The ADVN’s decision-making branch—the board—had become increasingly elitist. The vast majority of the board members were scholars from the country’s most prestigious schools and from the Chinese Academy of Social Sciences as well as senior leaders and experts in the women’s movement. They worked mostly in the areas of law, media, and women’s studies. As a gender equality organization that strived to advance progressive ideals, accruing top talent was not a problem in itself, as it provided valuable social capital. However, considering that most of these elite members came from within the system, had various sources of stable income, and high levels of education and social capital, NGO work tended to be merely an activity they did in their spare time. That is to say, the success of the organization was not necessarily each board member’s top priority nor a matter of life and death. My intention is not to question their deep sense of responsibility or to cast doubt on their commitment to gender equality. They were indeed driven by strong convictions, but because of their position in the social system, they personal interest in having the ADVN strive was weak. The spirit of volunteerism of these elites certainly contributed greatly to gender equality and the faith in anti-domestic violence work as well as to the organization’s work. However, no structural mechanism was put in place that ensured that all board members could always be available and ready to contribute the great amounts of passion and energy necessary to the ADVN’s development.
Because of the board’s inability to support the organization’s development, promote its brand, and build its staff members’ capacities, the ADVN had an extremely high staff turnover rate, especially compared to sister organizations and despite its excellent reputation within the women’s movement and its abundance of resources. Moreover, its project funding as well as part of its own resources were sometimes used to support scholarly research, but occasionally, the results would be published as the work of the scholars without mentioning the ADVN’s role. Therefore, these publications could not be counted among its achievements. These malpractices all occurred in the Network’s later stages, when the number of Chinese nonprofits exploded and the need for talent surged: it lost a great amount of talent at the implementation-level and had no way to attract and keep talented project officers.
(3) The Problem of Sustainable Funding and Projects
The ADVN received support from four international foundations since its founding. They provided substantial grants with three-year funding periods, giving stable and reliable support.
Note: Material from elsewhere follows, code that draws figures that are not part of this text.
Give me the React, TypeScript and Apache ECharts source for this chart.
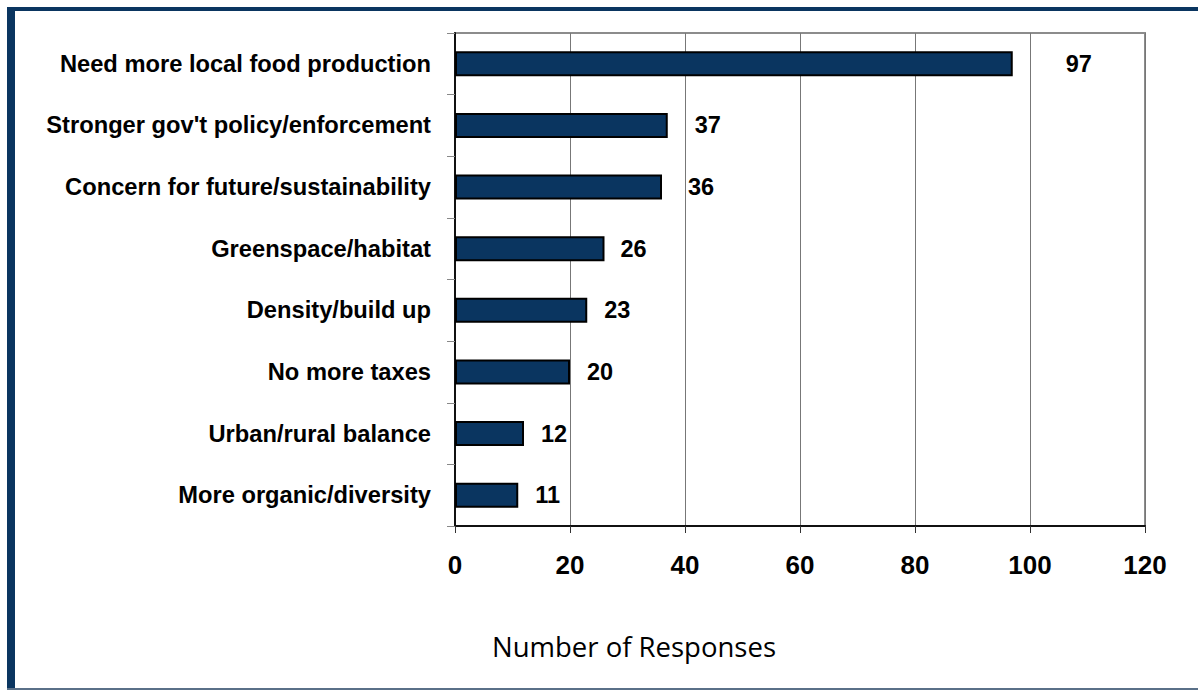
import React, { useEffect, useRef } from "react";
import * as echarts from "echarts";

const categories = [
  "Need more local food production",
  "Stronger gov't policy/enforcement",
  "Concern for future/sustainability",
  "Greenspace/habitat",
  "Density/build up",
  "No more taxes",
  "Urban/rural balance",
  "More organic/diversity",
];
const responses = [97, 37, 36, 26, 23, 20, 12, 11];
const labelGaps = [53, 27, 26, 16, 17, 17, 17, 17];
const xTicks = { min: 0, max: 120, interval: 20 };
const axisTitle = "Number of Responses";

export default function App() {
  const ref = useRef<HTMLDivElement>(null);
  useEffect(() => {
    document.body.style.margin = "0";
    const chart = echarts.init(ref.current!, null, { renderer: "svg" });
    const navy = "#0a3560";
    const sans = "Liberation Sans, Arial, sans-serif";
    chart.setOption({
      animation: false,
      backgroundColor: "#ffffff",
      grid: { left: 455, top: 33, right: 53, bottom: 164, show: true, borderColor: "#8c8c8c", borderWidth: 2, backgroundColor: "transparent" },
      xAxis: {
        type: "value",
        min: xTicks.min,
        max: xTicks.max,
        interval: xTicks.interval,
        axisLine: { show: true, lineStyle: { color: "#111", width: 2 } },
        axisTick: { show: true, length: 7, lineStyle: { color: "#333" } },
        splitLine: { show: true, lineStyle: { color: "#777", width: 1 } },
        axisLabel: { color: "#000", fontFamily: sans, fontWeight: "bold", fontSize: 26, margin: 26 },
      },
      yAxis: {
        type: "category",
        inverse: true,
        data: categories,
        axisLine: { show: true, lineStyle: { color: "#111", width: 2 } },
        axisTick: { show: true, length: 8, lineStyle: { color: "#888" } },
        axisLabel: { color: "#000", fontFamily: sans, fontWeight: "bold", fontSize: 23.7, margin: 24 },
      },
      series: [
        {
          type: "bar",
          barWidth: 25,
          data: responses.map((v, i) => ({
            value: v,
            label: { distance: labelGaps[i] },
          })),
          itemStyle: { color: navy, borderColor: "#000", borderWidth: 2 },
          label: {
            show: true,
            position: "right",
            color: "#000",
            fontFamily: sans,
            fontWeight: "bold",
            fontSize: 23.5,
          },
        },
      ],
      graphic: [
        { type: "rect", shape: { x: 7, y: 7, width: 1191, height: 4 }, style: { fill: navy } },
        { type: "rect", shape: { x: 7, y: 7, width: 8, height: 683 }, style: { fill: navy } },
        { type: "rect", shape: { x: 7, y: 688, width: 1191, height: 2 }, style: { fill: "#5a7088" } },
        {
          type: "text",
          x: 634,
          y: 646,
          style: {
            text: axisTitle,
            fill: "#000",
            font: "27.5px 'Open Sans', 'Noto Sans', sans-serif",
            textAlign: "center",
            textVerticalAlign: "middle",
          },
        },
      ],
    });
    return () => chart.dispose();
  }, []);
  return <div ref={ref} style={{ width: 1198, height: 690 }} />;
}
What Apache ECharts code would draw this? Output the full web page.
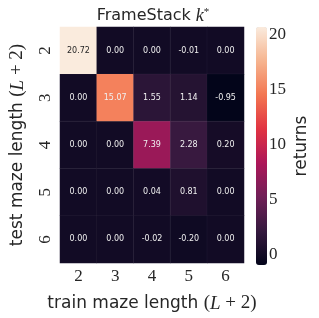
<!DOCTYPE html>
<html><head><meta charset="utf-8">
<script src="https://cdn.jsdelivr.net/npm/echarts@6/dist/echarts.min.js"></script>
<style>html,body{margin:0;padding:0;background:#fff}#c{width:319px;height:318px}</style>
</head><body><div id="c"></div>
<script>
const trainLengths = ['2','3','4','5','6'];
const testLengths = ['2','3','4','5','6'];
const row2 = [20.72, 0.00, 0.00, -0.01, 0.00];
const row3 = [0.00, 15.07, 1.55, 1.14, -0.95];
const row4 = [0.00, 0.00, 7.39, 2.28, 0.20];
const row5 = [0.00, 0.00, 0.04, 0.81, 0.00];
const row6 = [0.00, 0.00, -0.02, -0.20, 0.00];
const colorbarTicks = [0, 5, 10, 15, 20];
const rows = [row2, row3, row4, row5, row6];

const rocket = ['#03051a','#35193e','#701f57','#ad1759','#e13342','#f37651','#f6b48f','#faebdd'];
let all = [].concat(...rows);
const vmin = Math.min(...all), vmax = Math.max(...all);

const data = [];
rows.forEach((r, yi) => r.forEach((v, xi) => {
  const norm = (v - vmin) / (vmax - vmin);
  data.push({value: [xi, yi, v], label: {color: norm > 0.8 ? '#262626' : '#f0f0f0'}});
}));

const serif = "'Liberation Serif', 'DejaVu Serif', serif";
const sans = "'DejaVu Sans', sans-serif";

const chart = echarts.init(document.getElementById('c'));
chart.setOption({
  animation: false,
  title: {
    text: '{a|FrameStack }{k|k}{s|*}',
    left: 148, top: 2, textAlign: 'center',
    textStyle: {
      fontWeight: 'normal',
      rich: {
        a: {fontFamily: sans, fontSize: 16, color: '#262626', fontWeight: 'normal'},
        k: {fontFamily: serif, fontStyle: 'italic', fontSize: 18, color: '#262626', fontWeight: 'normal'},
        s: {fontFamily: serif, fontSize: 11, color: '#262626', fontWeight: 'normal', verticalAlign: 'top', padding: [0,0,6,0]}
      }
    }
  },
  grid: [
    {left: 53, top: 27, width: 191, height: 238},
    {left: 256, top: 27, width: 11, height: 238}
  ],
  xAxis: [
    {type: 'category', data: trainLengths, gridIndex: 0,
     axisLine: {show: false}, axisTick: {show: false}, splitLine: {show: false},
     axisLabel: {fontFamily: serif, fontSize: 17, color: '#262626', margin: 5},
     name: '{a|train maze length }{b|(}{c|L}{b| + 2)}', nameLocation: 'middle', nameGap: 31,
     nameTextStyle: {rich: {
       a: {fontFamily: sans, fontSize: 17, color: '#262626'},
       b: {fontFamily: serif, fontSize: 19, color: '#262626'},
       c: {fontFamily: serif, fontStyle: 'italic', fontSize: 19, color: '#262626'}
     }}},
    {type: 'value', gridIndex: 1, show: false, min: 0, max: 1}
  ],
  yAxis: [
    {type: 'category', data: testLengths, gridIndex: 0, inverse: true,
     axisLine: {show: false}, axisTick: {show: false}, splitLine: {show: false},
     axisLabel: {fontFamily: serif, fontSize: 17, color: '#262626', rotate: 90, margin: 6},
     name: '{a|test maze length }{b|(}{c|L}{b| + 2)}', nameLocation: 'middle', nameGap: 33, nameRotate: 90,
     nameTextStyle: {rich: {
       a: {fontFamily: sans, fontSize: 17, color: '#262626'},
       b: {fontFamily: serif, fontSize: 19, color: '#262626'},
       c: {fontFamily: serif, fontStyle: 'italic', fontSize: 19, color: '#262626'}
     }}},
    {type: 'value', gridIndex: 1, position: 'right', min: vmin, max: vmax,
     axisLine: {show: false}, splitLine: {show: false},
     axisTick: {show: true, customValues: colorbarTicks, length: 3, lineStyle: {color: '#262626', width: 0.8}},
     axisLabel: {customValues: colorbarTicks, fontFamily: serif, fontSize: 17, color: '#262626', margin: 2},
     name: 'returns', nameLocation: 'middle', nameRotate: 90, nameGap: 26,
     nameTextStyle: {fontFamily: sans, fontSize: 17, color: '#262626'}}
  ],
  visualMap: {
    type: 'continuous', min: vmin, max: vmax, seriesIndex: 0,
    calculable: false, show: true, orient: 'vertical',
    left: 256, top: 27, itemWidth: 11, itemHeight: 238, padding: 0,
    text: null, showLabel: false,
    inRange: {color: rocket}
  },
  series: [{
    type: 'heatmap', xAxisIndex: 0, yAxisIndex: 0, data: data,
    itemStyle: {borderColor: 'rgba(255,255,255,0.08)', borderWidth: 0.5},
    label: {show: true, fontFamily: sans, fontSize: 8,
      formatter: p => p.value[2].toFixed(2)},
    emphasis: {disabled: true}
  }]
});
</script></body></html>
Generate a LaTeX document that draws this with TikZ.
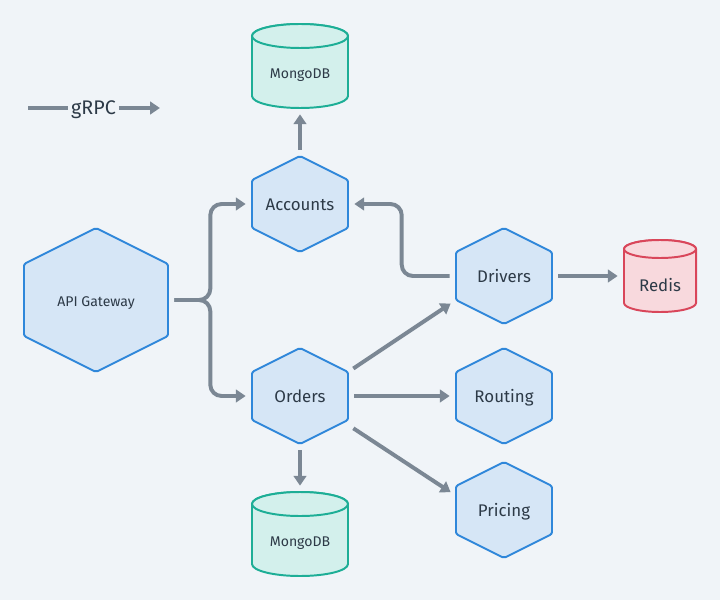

This funder-recipient relationship on the one hand allowed the ADVN to operate on a large scale, conducting various training across regions and departments. On the other hand, it prevented the organization from seeking funding from other channels and prevented staff from developing their skills in this area.
This problem was finally revealed because of the 2009 global financial crisis and domestic policy changes in that year. In 2009, the global financial crisis caused international foundations to significantly reduce their support for Chinese organizations (For example, the grants given by the Ford Foundation reportedly shrank to what they were in 1979.). The continued support of our projects had already been made more complicated when, for various reasons, policies restricting foreign donations to social organizations were tightened. The ADVN had no choice but to leave the China Law Society and seek independent Industry and Commerce registration.
At the same time, while the Chinese economy “leapt forward”, various government and civil society organizations were getting more and more money, unlike in the funding- and talent-scarce 1990s. In these reversed circumstances, government bodies were less inclined to collaborate with the ADVN. Generally speaking, governmental organizations did not have meaningful motivation to seek collaboration and change with NGOs.
Additionally, some tense moments arose due to the fact that the ADVN’s direction was shaped by the anti-violence theme of the international women’s movement. However, its strategy allowed it to avoid highly politicized minefields. When receiving long-term assistance from international foundations, this was not a problem, since “anti-violence” was precisely what the funders were striving for. But when ADVN had to turn to Chinese society for funding, it was unclear how this topic would arouse the sympathies of domestic companies, whose gender consciousness was still extremely low. After all, because of China’s unique history, topics such as “gender equality” and “feminism” suffer more defamation and misunderstanding than in the West. They lag far behind topics such as the “protection of the environment”, “poverty alleviation”, and “education” in getting support from domestic organizations. How to strategically speak to domestic funders — this is an area in which the ADVN lacked experience and expertise the most.
Having understood the challenges described above, it is not hard to see why the ADVN fell apart soon after the projects funded by international foundations ended and the organization left the China Law Society.
The legitimacy the organization had acquired inside the system was weakened, which meant that the continued translation of the social capital accumulated within the system into resources and action became difficult. The increasingly elitist board did not continue supporting the organization because its failure or success was unconnected with its own survival (a perfectly understandable choice). Because the organization was long directed by international funders, it did not develop the skills necessary for fundraising from domestic groups. After losing its attractiveness to funders, the organization also encountered difficulties sustaining partnerships with governmental organizations. Finally, it faced immense challenges in registering as a commercial organization independent of the China Law Society.
Conclusion: What does the future hold for anti-domestic violence organizations?
The birth and death of the ADVN are not mere blips in the record of Chinese social movements. The curtain has fallen on fourteen years of hard work, raising a serious question: Is this the end of the NGO operating model that, under a particular State-society relationship, combines the social capital of domestic governmental bodies and the financial resources of international organizations? How can the women’s movement and similar social movements develop and be reborn in a new environment and a society that is rapidly changing? These are all extremely practical and important questions awaiting answers from the field.
Finally, having been a project officer of the ADVN, I am not writing this essay to criticize the remarkable record of this landmark women’s NGO. Rather, having great sympathy and understanding of the aims of the organization, my goal is to investigate and bring up a few existing issues which have been difficult to discuss at other times. I also hope that these heartfelt and sincere words will be useful to the women’s movement as a whole.